One evening I did decide to play a trick on Nurse Thomas.
I told her to come down at 7.30 to dispensary and I would have the drugs ready for her.
Well, I stood in the doorway with a sheet over my head and I could hear her coming down the long corridor and I jumped out. Oh yes, she got a fright!”

I mention Dr Huppert. But Nurse Glen is very discreet. Of course she remembers her.

And the cat. Thomas? Nurse Glen shudders. She always hated cats and had no time for Thomas who was owned by Dr Huppert but Sister Morgan used to try and entice away with extra food.
“They say Thomas used to sleep on Dr Huppert’s bed,” she says with a touch of disapproval in her voice.

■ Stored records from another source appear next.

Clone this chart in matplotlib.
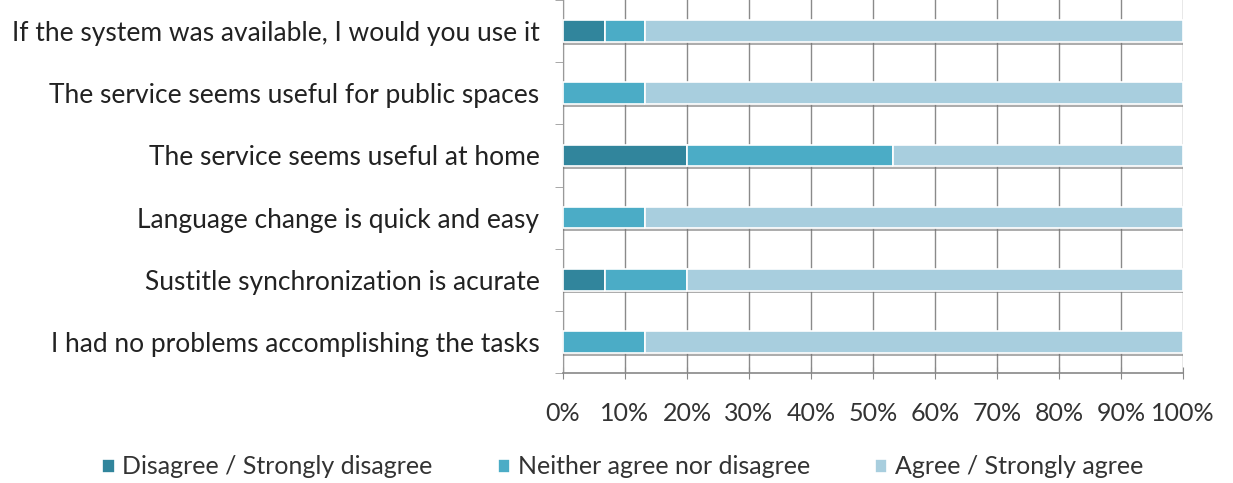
import matplotlib
matplotlib.use("Agg")
import matplotlib.pyplot as plt
import matplotlib.patheffects as pe
import numpy as np

categories = [
    "If the system was available, I would you use it",
    "The service seems useful for public spaces",
    "The service seems useful at home",
    "Language change is quick and easy",
    "Sustitle synchronization is acurate",
    "I had no problems accomplishing the tasks",
]
disagree = [6.7, 0.0, 20.0, 0.0, 6.7, 0.0]
neither = [6.6, 13.3, 33.3, 13.3, 13.3, 13.3]
agree = [86.7, 86.7, 46.7, 86.7, 80.0, 86.7]
series_names = ["Disagree / Strongly disagree", "Neither agree nor disagree", "Agree / Strongly agree"]
colors = ["#31859C", "#4BACC6", "#A8CEDE"]
xticks = [0, 10, 20, 30, 40, 50, 60, 70, 80, 90, 100]

plt.rcParams['font.family'] = ['Lato', 'DejaVu Sans']

fig = plt.figure(figsize=(12.33, 4.83), dpi=100)
ax = fig.add_axes([563/1233, 1 - 373/483, 620/1233, 373/483])

y = np.arange(len(categories))
h = 0.35
left = np.zeros(len(categories))
shadow = [pe.SimplePatchShadow(offset=(0, -2), shadow_rgbFace="#777777", alpha=0.6), pe.Normal()]
for vals, name, c in zip([disagree, neither, agree], series_names, colors):
    v = np.array(vals)
    bars = ax.barh(y, v, left=left, height=h, color=c, edgecolor="white", linewidth=1.2, label=name, zorder=3)
    for b in bars:
        b.set_path_effects(shadow)
    left += v

ax.set_xlim(0, 100)
ax.set_ylim(len(categories) - 0.5, -0.5)
ax.set_xticks(xticks)
ax.set_xticklabels([f"{t}%" for t in xticks], fontsize=18, color="#333333")
ax.tick_params(axis="x", length=8, color="#888888", pad=17, direction="inout")
ax.set_yticks(y)
ax.set_yticklabels(categories, fontsize=19, color="#222222")
ax.tick_params(axis="y", length=0, pad=17)
ax.set_yticks(np.arange(-0.5, len(categories), 1), minor=True)
ax.tick_params(axis="y", which="minor", length=6, color="#999999")
ax.xaxis.grid(True, color="#8a8a8a", linewidth=1.0, zorder=0)
ax.set_axisbelow(True)
for s in ["top", "right"]:
    ax.spines[s].set_visible(False)
ax.spines["left"].set_color("#999999")
ax.spines["bottom"].set_color("#888888")
ax.spines["bottom"].set_linewidth(1.2)

handles, labels = ax.get_legend_handles_labels()
leg = fig.legend(handles, labels, loc="center", bbox_to_anchor=(0.505, 1 - 467/483), ncol=3,
                 frameon=False, fontsize=18, handlelength=0.5, handleheight=0.5,
                 handletextpad=0.3, columnspacing=2.6)
for t in leg.get_texts():
    t.set_color("#333333")
for hnd in leg.legend_handles:
    hnd.set_path_effects([])

fig.savefig("out.png", dpi=100)
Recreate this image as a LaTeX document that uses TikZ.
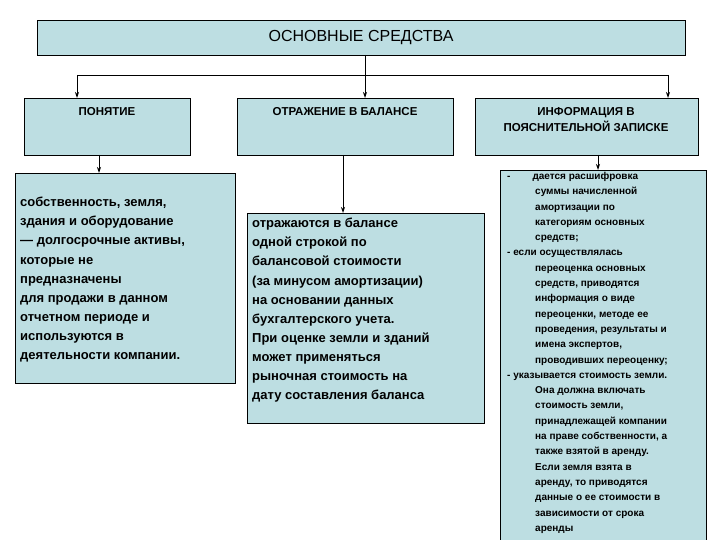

On the back of one photo I have with Nurse Glen I have written, “being prepared” for an x-ray.
“What does that mean?”

“Well, you had been lying for months on your left side on 12 inch blocks. If we were to put you into a wheelchair you would have felt very giddy. So I would spend half an hour with you beforehand helping you to sit up.”

I remind her of some procedure I had called a phrenic. What was it?

All I know is that one morning I was wheeled down to the operating theatre, without warning after breakfast, and they cut something in my neck and I had to wear a plaster on it.

So I ask Nurse Glen, 50 odd years later, what was that all about? She explains.

Like hundreds of other “children of Craig-y-nos” Nurse Glen holds a very special place in all our hearts.

Without her and “Auntie Maggie” Craig-y-nos would have been an even colder and bleaker institution.